When I started gaming it was PC all the way. The first real “gaming rig” I ever purchased was a 386/33 with a VGA card. I was looking for something that could play Wing Commander in all it’s 256 color glory,and it cost me $3K in actual 1989 dollars. Finding a joystick that wouldn’t break ended up being the hardest part, although I eventually got a hold of a CH Flightstick that managed to keep working for half a decade until it gave up the ghost during a particularly heated battle in Mechwarrior.
But somewhere around the turn of the century I lost interest in the PC as my primary platform. And it wasn’t just the fact that console games had gotten easier. When I finished Metal Gear Solid I had a new feeling: I could have just as much fun playing a game on my console, but with a lot less hassle.
So over the next few years I stopped trying to keep my machine “up to speed” and upgraded to my next gen-console when I could afford one. Meanwhile When I did have a RTS of RPG itch to scratch I just played older games.
But from the number of developers and players who have made the jump with me, I’m guessing I’m not alone dropping the cutting-edge PC as a gaming platform. Sure, I was paying a price in graphics for the first few years. But things have changed a lot since the PS1. The kinds of differences in display we’re talking about these days are vanishingly small; nothing an average consumer can recognize without having them pointed to them. And yet AAA PC titles still try to eek out that obscure bit of power that you can only get with the newest graphics card and a liquid cooled processor. I’m just not sure who they’re doing it for.
I’m guessing a big part of that is that the video card manufacturers still wish it was seven years ago, when they could engage in soft collusion with the developers to make sure that new games demanded a $500 card to “get the full experience”. Anything less and you would watch your virtual world chop by at 15 frames a second. But once you hop off that merry-go-round you can’t go back without facing a herd of obscurely named cards at different price points by different manufacturers. I wouldn’t know what to buy even if I wanted to.

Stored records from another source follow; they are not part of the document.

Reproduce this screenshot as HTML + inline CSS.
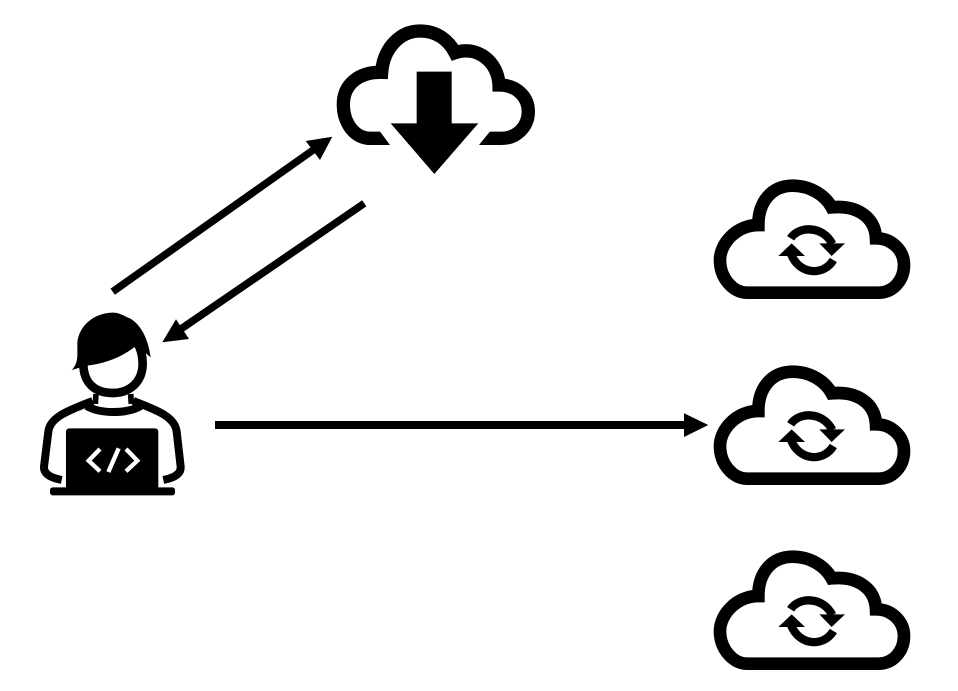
<!DOCTYPE html>
<html>
<head>
<meta charset="utf-8">
<style>
html,body{margin:0;padding:0;background:#fff;width:958px;height:691px;overflow:hidden}
svg{display:block}
</style>
</head>
<body>
<svg width="958" height="691" viewBox="0 0 958 691" xmlns="http://www.w3.org/2000/svg">
<defs>
<g id="sync">
  <path d="M140 368H535C580 368 612 330 612 285C612 240 575 205 528 205C525 140 470 105 395 112C375 75 330 47 278 47C215 47 175 95 175 165C110 165 60 220 60 270C60 325 100 368 140 368Z" fill="none" stroke="#000" stroke-width="38"/>
  <path d="M272 205C295 168 368 165 397 222" fill="none" stroke="#000" stroke-width="25"/>
  <polygon points="358,220 435,220 395,258" fill="#000"/>
  <path d="M400 270C372 318 298 316 273 252" fill="none" stroke="#000" stroke-width="25"/>
  <polygon points="235,258 315,258 275,220" fill="#000"/>
</g>
</defs>

<!-- download cloud -->
<g transform="translate(320 10) scale(.33333)">
  <path d="M230 385H150C105 385 70 340 70 283C70 225 115 185 185 187C190 115 240 63 300 63C350 63 385 90 405 128C470 105 535 155 537 225C590 225 625 260 625 305C625 350 590 385 545 385H460" fill="none" stroke="#000" stroke-width="40"/>
  <polygon points="178,362 210,405 280,408 280,340 212,340" fill="#fff" transform="translate(0 0)"/>
  <polygon points="512,362 477,405 410,408 410,340 475,340" fill="#fff"/>
  <polygon points="290,185 395,185 395,340 475,340 343,492 212,340 290,340" fill="#000"/>
</g>

<!-- sync clouds -->
<use href="#sync" transform="translate(700 170) scale(.33333)"/>
<use href="#sync" transform="translate(700 356) scale(.33333)"/>
<use href="#sync" transform="translate(700 541) scale(.33333)"/>

<!-- developer -->
<g transform="translate(20 300) scale(.33333)">
  <path d="M155 210C175 190 172 170 172 130C175 80 220 38 280 38C300 38 318 52 330 55C365 75 385 120 392 172C378 160 365 150 355 132C310 170 260 190 200 197L190 200Z" fill="#000"/>
  <path d="M190 190C190 250 225 279 278 279C330 279 368 245 368 190C368 165 362 145 350 125" fill="none" stroke="#000" stroke-width="26"/>
  <path d="M233 285V318H327V285Z" fill="none" stroke="none"/>
  <path d="M228 282L226 312M332 282L334 312" stroke="#000" stroke-width="17" fill="none"/>
  <path d="M200 318C240 342 320 342 362 318" fill="none" stroke="#000" stroke-width="24"/>
  <path d="M218 303C150 330 90 350 85 395L72 500C70 525 100 535 125 540" fill="none" stroke="#000" stroke-width="24"/>
  <path d="M340 303C410 330 465 350 470 395L482 500C484 525 455 535 430 540" fill="none" stroke="#000" stroke-width="24"/>
  <rect x="138" y="385" width="277" height="185" rx="10" fill="#000"/>
  <rect x="90" y="562" width="375" height="24" rx="8" fill="#000"/>
  <path d="M240 447L206 482L240 514M318 447L352 482L318 514M296 445L265 516" fill="none" stroke="#fff" stroke-width="13"/>
</g>

<!-- arrows -->
<line x1="112.7" y1="291.7" x2="316" y2="148" stroke="#000" stroke-width="7.5"/>
<polygon points="332.3,136.7 305.7,141 320,160" fill="#000"/>
<line x1="364.3" y1="203.3" x2="178" y2="331" stroke="#000" stroke-width="7.5"/>
<polygon points="162.3,342.3 176,319.3 189,339" fill="#000"/>
<line x1="215" y1="425" x2="690" y2="425" stroke="#000" stroke-width="8"/>
<polygon points="708.3,425 684,413.3 684,437" fill="#000"/>
</svg>
</body>
</html>
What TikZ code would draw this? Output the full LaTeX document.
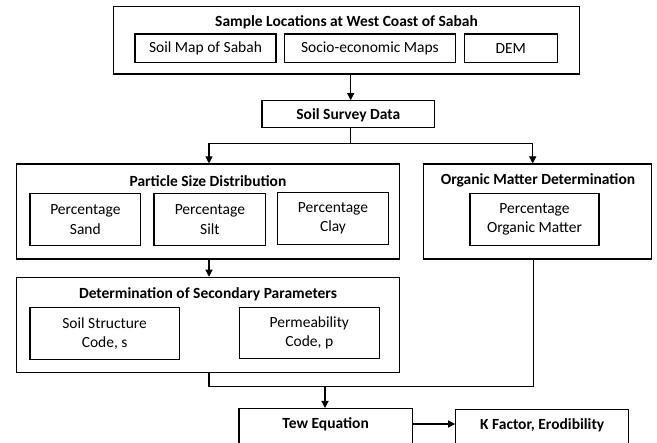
\documentclass[tikz,border=0pt]{standalone}
\usepackage{fontspec}
\setmainfont{Carlito}
\usetikzlibrary{arrows.meta}
\tikzset{
  box/.style={draw=black, line width=1.1pt, rectangle, inner sep=0pt, fill=white},
  ttl/.style={font=\fontsize{15.5}{19}\selectfont\bfseries, inner sep=0pt},
  txt/.style={font=\fontsize{15.5}{19.3}\selectfont, align=center, inner sep=0pt},
  conn/.style={draw=black, line width=1.1pt},
  arr/.style={conn, -{Triangle[length=7pt,width=7pt]}}
}
\begin{document}
\begin{tikzpicture}[x=1pt,y=-1pt]
\useasboundingbox (0,0) rectangle (657,443);
\clip (0,0) rectangle (657,443);
\fill[white] (0,0) rectangle (657,443);

% top block
\node[box, minimum width=466pt, minimum height=67.3pt] (top) at (346.3,40.35) {};
\node[ttl] (toptitle) at (346.5,22.7) {Sample Locations at West Coast of Sabah};
\node[box, txt, minimum width=141pt, minimum height=28.3pt] (soilmap) at (205.5,48.2) {Soil Map of Sabah};
\node[box, txt, minimum width=171.7pt, minimum height=28.3pt] (socio) at (369.9,48.2) {Socio-economic Maps};
\node[box, txt, minimum width=93.3pt, minimum height=28.3pt] (dem) at (510.7,48.2) {DEM};

% soil survey
\node[box, minimum width=172.7pt, minimum height=27pt] (ssd) at (348.35,114.2) {};
\node[ttl] (ssdtxt) at (348.35,115) {Soil Survey Data};

% particle size distribution
\node[box, minimum width=382.6pt, minimum height=95pt] (psd) at (208,211.5) {};
\node[ttl] (psdtitle) at (208,180.7) {Particle Size Distribution};
\node[box, txt, minimum width=110.7pt, minimum height=52.4pt] (sand) at (85.35,219.5) {Percentage\\Sand};
\node[box, txt, minimum width=111.7pt, minimum height=52.4pt] (silt) at (209.85,219.5) {Percentage\\Silt};
\node[box, txt, minimum width=110.6pt, minimum height=52pt] (clay) at (333,218.3) {Percentage\\Clay};

% organic matter
\node[box, minimum width=228.4pt, minimum height=95pt] (omd) at (537.5,211.5) {};
\node[ttl] (omdtitle) at (538,180.7) {Organic Matter Determination};
\node[box, txt, minimum width=129pt, minimum height=52.4pt] (omi) at (534.5,219.5) {Percentage\\Organic Matter};

% secondary parameters
\node[box, minimum width=382.6pt, minimum height=95.4pt] (dsp) at (208,325) {};
\node[ttl] (dsptitle) at (208,294) {Determination of Secondary Parameters};
\node[box, txt, minimum width=149.3pt, minimum height=52pt] (ss) at (104.65,333.3) {Soil Structure\\Code, s};
\node[box, txt, minimum width=140pt, minimum height=51pt] (perm) at (309.3,332.8) {Permeability\\Code, p};

% bottom
\node[box, minimum width=173.3pt, minimum height=45pt, anchor=north] (tew) at (325.65,408) {};
\node[ttl] (tewtxt) at (325.65,424.5) {Tew Equation};
\node[box, minimum width=173pt, minimum height=45pt, anchor=north] (kf) at (542.2,409) {};
\node[ttl] (kftxt) at (542.2,425) {K Factor, Erodibility};

% connectors
\coordinate (c1) at (350.7,74);
\coordinate (split) at (350.7,143.3);
\coordinate (psdin) at (209,143.3);
\coordinate (omdin) at (532.7,143.3);
\coordinate (dspout) at (209,386.7);
\coordinate (omdout) at (533.3,386.7);
\coordinate (tewin) at (325,386.7);

\draw[arr] (c1) -- (c1 |- ssd.north);
\draw[conn] (c1 |- ssd.south) -- (split);
\draw[conn] (psdin) -- (omdin);
\draw[arr] (psdin) -- (psdin |- psd.north);
\draw[arr] (omdin) -- (omdin |- omd.north);
\draw[arr] (psdin |- psd.south) -- (psdin |- dsp.north);
\draw[conn] (dspout |- dsp.south) -- (dspout) -- (omdout) -- (omdout |- omd.south);
\draw[arr] (tewin) -- (tewin |- tew.north);
\draw[arr] (tew.east |- 0,424) -- (kf.west |- 0,424);
\end{tikzpicture}
\end{document}
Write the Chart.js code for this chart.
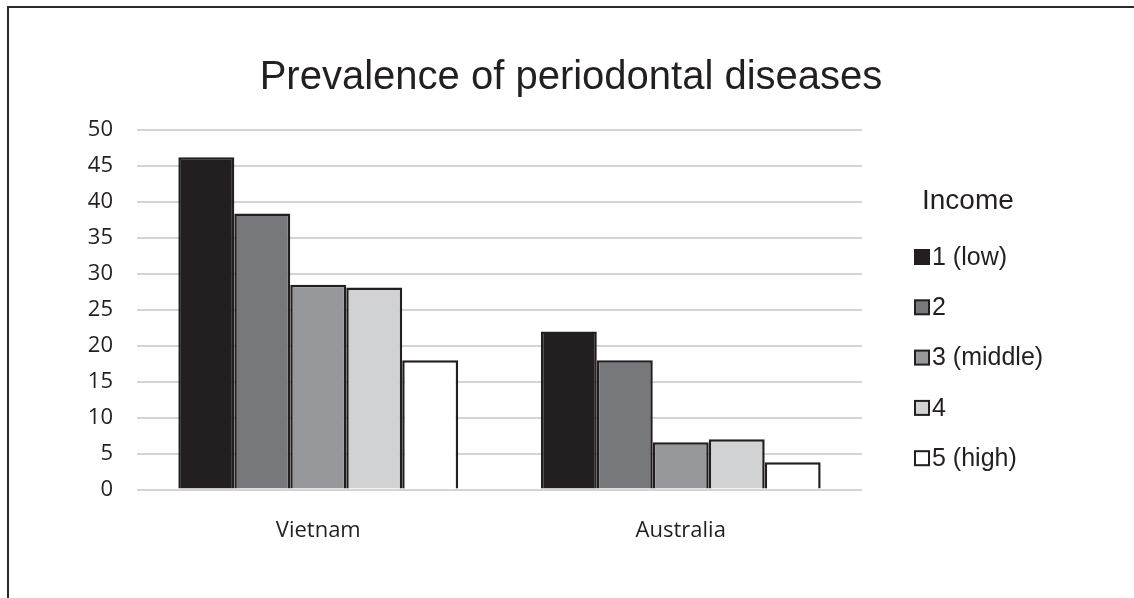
<!DOCTYPE html>
<html>
<head>
<meta charset="utf-8">
<script src="https://cdn.jsdelivr.net/npm/chart.js@4/dist/chart.umd.min.js"></script>
<style>
  html, body { margin: 0; padding: 0; background: #fff; }
  #wrap { position: relative; width: 1134px; height: 598px; overflow: hidden; }
  #frame { position: absolute; left: 7px; top: 6px; right: -10px; bottom: -10px;
           border-top: 2px solid #2a2a2a; border-left: 2px solid #2a2a2a; }
  canvas { position: absolute; left: 0; top: 0; }
</style>
</head>
<body>
<div id="wrap">
  <div id="frame"></div>
  <canvas id="grafico" width="1134" height="598"></canvas>
</div>
<script>
// datos
const paises = ['Vietnam', 'Australia'];
const ingresos = ['1 (low)', '2', '3 (middle)', '4', '5 (high)'];
const ingreso1 = [46.2, 22.0];
const ingreso2 = [38.4, 18.0];
const ingreso3 = [28.5, 6.6];
const ingreso4 = [28.1, 7.0];
const ingreso5 = [18.0, 3.8];
const tituloLeyenda = 'Income';

const colores = ['#231f20', '#77787b', '#97989b', '#d1d2d4', '#ffffff'];
const valores = [ingreso1, ingreso2, ingreso3, ingreso4, ingreso5];

// leyenda dibujada a mano, a la derecha del area del grafico
const leyendaIngresos = {
    id: 'leyendaIngresos',
    afterDraw(chart) {
        const ctx = chart.ctx;
        const x0 = chart.chartArea.right + 53;
        ctx.save();
        ctx.fillStyle = '#231f20';
        ctx.textBaseline = 'middle';
        ctx.font = '28px "Liberation Sans", Arial, sans-serif';
        ctx.fillText(tituloLeyenda, x0 + 7, 201);
        ctx.font = '25px "Liberation Sans", Arial, sans-serif';
        chart.data.datasets.forEach((ds, i) => {
            const y = 257 + i * 50.3;
            ctx.fillStyle = ds.backgroundColor;
            ctx.strokeStyle = '#231f20';
            ctx.lineWidth = 2;
            ctx.fillRect(x0, y - 7, 14, 14);
            ctx.strokeRect(x0, y - 7, 14, 14);
            ctx.fillStyle = '#231f20';
            ctx.fillText(ds.label, x0 + 17, y + 1);
        });
        ctx.restore();
    }
};

const ctx = document.getElementById('grafico').getContext('2d');
new Chart(ctx, {
    type: 'bar',
    data: {
        labels: paises,
        datasets: ingresos.map((nombre, i) => ({
            label: nombre,
            data: valores[i],
            backgroundColor: colores[i],
            borderColor: '#231f20',
            borderWidth: 2.5,
            categoryPercentage: 0.772,
            barPercentage: 1.0
        }))
    },
    options: {
        responsive: false,
        animation: false,
        layout: {
            padding: { left: 8, right: 0, top: 24, bottom: 26 }
        },
        plugins: {
            legend: { display: false },
            tooltip: { enabled: false },
            title: {
                display: true,
                text: 'Prevalence of periodontal diseases',
                color: '#231f20',
                font: { family: '"Liberation Sans", Arial, sans-serif', size: 40, weight: 'normal' },
                padding: { top: 30, bottom: 28 }
            }
        },
        scales: {
            x: {
                grid: { display: false, drawTicks: false },
                border: { display: false },
                ticks: {
                    color: '#231f20',
                    padding: 28,
                    font: { family: '"Open Sans", sans-serif', size: 22 }
                }
            },
            y: {
                min: 0,
                max: 50,
                afterFit: (escala) => { escala.width = 129; },
                ticks: {
                    stepSize: 5,
                    color: '#231f20',
                    padding: 24,
                    font: { family: '"Open Sans", sans-serif', size: 22 }
                },
                grid: { color: '#d4d4d4', lineWidth: 2, drawTicks: false },
                border: { display: false }
            },
            // eje vacio que reserva el espacio de la leyenda
            espacioLeyenda: {
                type: 'linear',
                position: 'right',
                display: true,
                afterFit: (escala) => { escala.width = 272; },
                ticks: { display: false },
                grid: { display: false, drawTicks: false },
                border: { display: false }
            }
        }
    },
    plugins: [leyendaIngresos]
});
</script>
</body>
</html>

But the explosion in casual gaming has proven that a PC game doesn’t have to be a slave to the hardware to find an audience. Exploiting the untapped power that’s in any machine five years or younger seems like the best path to success. Otherwise the message continues to be that PC gaming is about graphics and not gameplay. Ultimately that’s going to drive more and more hardcore gamers on a one way trip to console land. And with the budgets and technology that’s being thrown at these games it’s not a bad place to go.